• **Written instruction**: Exact reproduction of the data is required, with images excluded.

• **Given data**:
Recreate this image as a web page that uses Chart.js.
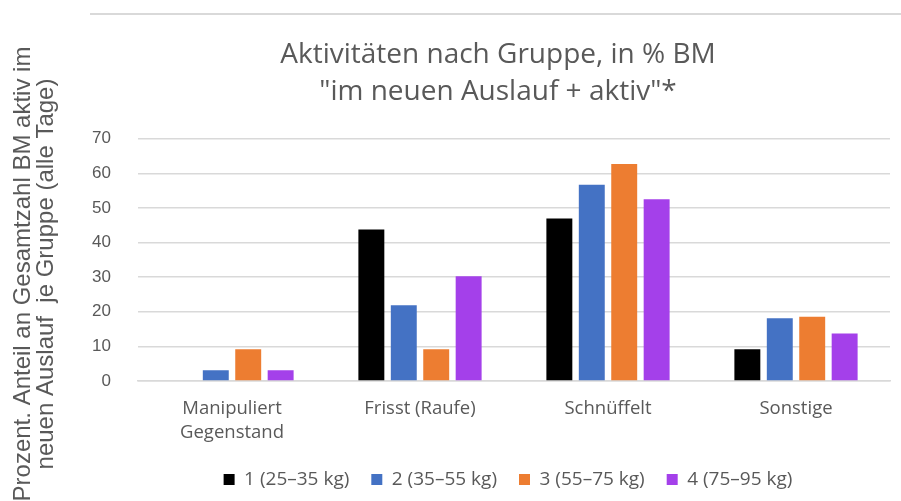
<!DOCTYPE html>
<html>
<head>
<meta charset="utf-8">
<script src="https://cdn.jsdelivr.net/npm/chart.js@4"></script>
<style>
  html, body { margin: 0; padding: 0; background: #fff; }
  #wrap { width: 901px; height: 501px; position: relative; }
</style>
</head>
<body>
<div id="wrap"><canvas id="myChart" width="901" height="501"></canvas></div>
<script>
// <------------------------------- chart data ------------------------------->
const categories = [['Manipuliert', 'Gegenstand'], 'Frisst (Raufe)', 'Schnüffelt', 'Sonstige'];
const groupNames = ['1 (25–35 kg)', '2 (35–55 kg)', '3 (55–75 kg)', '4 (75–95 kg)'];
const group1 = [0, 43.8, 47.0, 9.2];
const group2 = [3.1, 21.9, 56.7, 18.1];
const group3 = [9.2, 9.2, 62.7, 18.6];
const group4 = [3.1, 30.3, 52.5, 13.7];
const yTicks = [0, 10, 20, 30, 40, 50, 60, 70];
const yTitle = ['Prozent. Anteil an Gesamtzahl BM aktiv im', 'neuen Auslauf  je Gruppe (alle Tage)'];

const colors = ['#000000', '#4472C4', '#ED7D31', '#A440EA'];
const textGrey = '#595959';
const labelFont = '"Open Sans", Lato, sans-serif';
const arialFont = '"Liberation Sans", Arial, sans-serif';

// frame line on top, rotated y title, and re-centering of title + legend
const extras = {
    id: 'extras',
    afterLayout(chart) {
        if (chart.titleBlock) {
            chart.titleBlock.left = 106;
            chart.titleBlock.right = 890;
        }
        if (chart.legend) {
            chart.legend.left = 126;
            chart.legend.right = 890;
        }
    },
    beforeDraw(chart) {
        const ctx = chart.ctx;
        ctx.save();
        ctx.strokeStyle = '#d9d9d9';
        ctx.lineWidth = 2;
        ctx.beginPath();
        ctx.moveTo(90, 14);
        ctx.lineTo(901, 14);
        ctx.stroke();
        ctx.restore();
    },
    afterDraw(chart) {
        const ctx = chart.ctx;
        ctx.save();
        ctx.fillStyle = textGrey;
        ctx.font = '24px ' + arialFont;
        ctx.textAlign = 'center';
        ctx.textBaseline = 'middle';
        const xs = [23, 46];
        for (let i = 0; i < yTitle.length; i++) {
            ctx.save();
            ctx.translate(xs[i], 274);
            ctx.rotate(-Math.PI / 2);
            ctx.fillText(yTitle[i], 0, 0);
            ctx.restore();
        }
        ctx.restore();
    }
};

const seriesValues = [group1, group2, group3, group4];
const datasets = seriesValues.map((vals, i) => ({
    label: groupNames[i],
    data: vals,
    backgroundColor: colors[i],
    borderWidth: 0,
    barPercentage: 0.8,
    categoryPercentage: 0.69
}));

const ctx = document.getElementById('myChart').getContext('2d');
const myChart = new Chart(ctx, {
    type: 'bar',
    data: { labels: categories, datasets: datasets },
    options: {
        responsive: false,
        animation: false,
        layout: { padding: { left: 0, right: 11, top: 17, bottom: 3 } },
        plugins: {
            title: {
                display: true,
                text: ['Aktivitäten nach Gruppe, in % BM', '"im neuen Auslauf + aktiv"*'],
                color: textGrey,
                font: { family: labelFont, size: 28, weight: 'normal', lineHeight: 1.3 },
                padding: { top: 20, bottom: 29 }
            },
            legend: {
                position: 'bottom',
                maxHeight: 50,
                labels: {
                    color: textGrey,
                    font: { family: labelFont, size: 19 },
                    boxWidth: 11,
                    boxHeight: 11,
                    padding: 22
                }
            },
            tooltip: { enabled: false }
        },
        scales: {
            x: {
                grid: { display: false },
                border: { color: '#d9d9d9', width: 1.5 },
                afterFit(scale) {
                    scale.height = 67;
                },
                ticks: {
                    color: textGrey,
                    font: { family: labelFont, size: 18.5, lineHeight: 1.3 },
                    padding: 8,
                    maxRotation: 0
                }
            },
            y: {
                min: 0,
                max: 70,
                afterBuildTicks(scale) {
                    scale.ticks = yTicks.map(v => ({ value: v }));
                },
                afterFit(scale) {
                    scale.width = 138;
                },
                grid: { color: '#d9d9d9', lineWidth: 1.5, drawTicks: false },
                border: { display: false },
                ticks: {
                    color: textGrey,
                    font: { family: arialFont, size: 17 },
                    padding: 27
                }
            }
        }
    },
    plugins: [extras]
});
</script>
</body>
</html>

• **Solution to this task**:
Recreate this image as a web page that uses Chart.js.
<!DOCTYPE html>
<html>
<head>
<meta charset="utf-8">
<script src="https://cdn.jsdelivr.net/npm/chart.js@4"></script>
<style>
  html, body { margin: 0; padding: 0; background: #fff; }
  #wrap { width: 901px; height: 501px; position: relative; }
</style>
</head>
<body>
<div id="wrap"><canvas id="myChart" width="901" height="501"></canvas></div>
<script>
// <------------------------------- chart data ------------------------------->
const categories = [['Manipuliert', 'Gegenstand'], 'Frisst (Raufe)', 'Schnüffelt', 'Sonstige'];
const groupNames = ['1 (25–35 kg)', '2 (35–55 kg)', '3 (55–75 kg)', '4 (75–95 kg)'];
const group1 = [0, 43.8, 47.0, 9.2];
const group2 = [3.1, 21.9, 56.7, 18.1];
const group3 = [9.2, 9.2, 62.7, 18.6];
const group4 = [3.1, 30.3, 52.5, 13.7];
const yTicks = [0, 10, 20, 30, 40, 50, 60, 70];
const yTitle = ['Prozent. Anteil an Gesamtzahl BM aktiv im', 'neuen Auslauf  je Gruppe (alle Tage)'];

const colors = ['#000000', '#4472C4', '#ED7D31', '#A440EA'];
const textGrey = '#595959';
const labelFont = '"Open Sans", Lato, sans-serif';
const arialFont = '"Liberation Sans", Arial, sans-serif';

// frame line on top, rotated y title, and re-centering of title + legend
const extras = {
    id: 'extras',
    afterLayout(chart) {
        if (chart.titleBlock) {
            chart.titleBlock.left = 106;
            chart.titleBlock.right = 890;
        }
        if (chart.legend) {
            chart.legend.left = 126;
            chart.legend.right = 890;
        }
    },
    beforeDraw(chart) {
        const ctx = chart.ctx;
        ctx.save();
        ctx.strokeStyle = '#d9d9d9';
        ctx.lineWidth = 2;
        ctx.beginPath();
        ctx.moveTo(90, 14);
        ctx.lineTo(901, 14);
        ctx.stroke();
        ctx.restore();
    },
    afterDraw(chart) {
        const ctx = chart.ctx;
        ctx.save();
        ctx.fillStyle = textGrey;
        ctx.font = '24px ' + arialFont;
        ctx.textAlign = 'center';
        ctx.textBaseline = 'middle';
        const xs = [23, 46];
        for (let i = 0; i < yTitle.length; i++) {
            ctx.save();
            ctx.translate(xs[i], 274);
            ctx.rotate(-Math.PI / 2);
            ctx.fillText(yTitle[i], 0, 0);
            ctx.restore();
        }
        ctx.restore();
    }
};

const seriesValues = [group1, group2, group3, group4];
const datasets = seriesValues.map((vals, i) => ({
    label: groupNames[i],
    data: vals,
    backgroundColor: colors[i],
    borderWidth: 0,
    barPercentage: 0.8,
    categoryPercentage: 0.69
}));

const ctx = document.getElementById('myChart').getContext('2d');
const myChart = new Chart(ctx, {
    type: 'bar',
    data: { labels: categories, datasets: datasets },
    options: {
        responsive: false,
        animation: false,
        layout: { padding: { left: 0, right: 11, top: 17, bottom: 3 } },
        plugins: {
            title: {
                display: true,
                text: ['Aktivitäten nach Gruppe, in % BM', '"im neuen Auslauf + aktiv"*'],
                color: textGrey,
                font: { family: labelFont, size: 28, weight: 'normal', lineHeight: 1.3 },
                padding: { top: 20, bottom: 29 }
            },
            legend: {
                position: 'bottom',
                maxHeight: 50,
                labels: {
                    color: textGrey,
                    font: { family: labelFont, size: 19 },
                    boxWidth: 11,
                    boxHeight: 11,
                    padding: 22
                }
            },
            tooltip: { enabled: false }
        },
        scales: {
            x: {
                grid: { display: false },
                border: { color: '#d9d9d9', width: 1.5 },
                afterFit(scale) {
                    scale.height = 67;
                },
                ticks: {
                    color: textGrey,
                    font: { family: labelFont, size: 18.5, lineHeight: 1.3 },
                    padding: 8,
                    maxRotation: 0
                }
            },
            y: {
                min: 0,
                max: 70,
                afterBuildTicks(scale) {
                    scale.ticks = yTicks.map(v => ({ value: v }));
                },
                afterFit(scale) {
                    scale.width = 138;
                },
                grid: { color: '#d9d9d9', lineWidth: 1.5, drawTicks: false },
                border: { display: false },
                ticks: {
                    color: textGrey,
                    font: { family: arialFont, size: 17 },
                    padding: 27
                }
            }
        }
    },
    plugins: [extras]
});
</script>
</body>
</html>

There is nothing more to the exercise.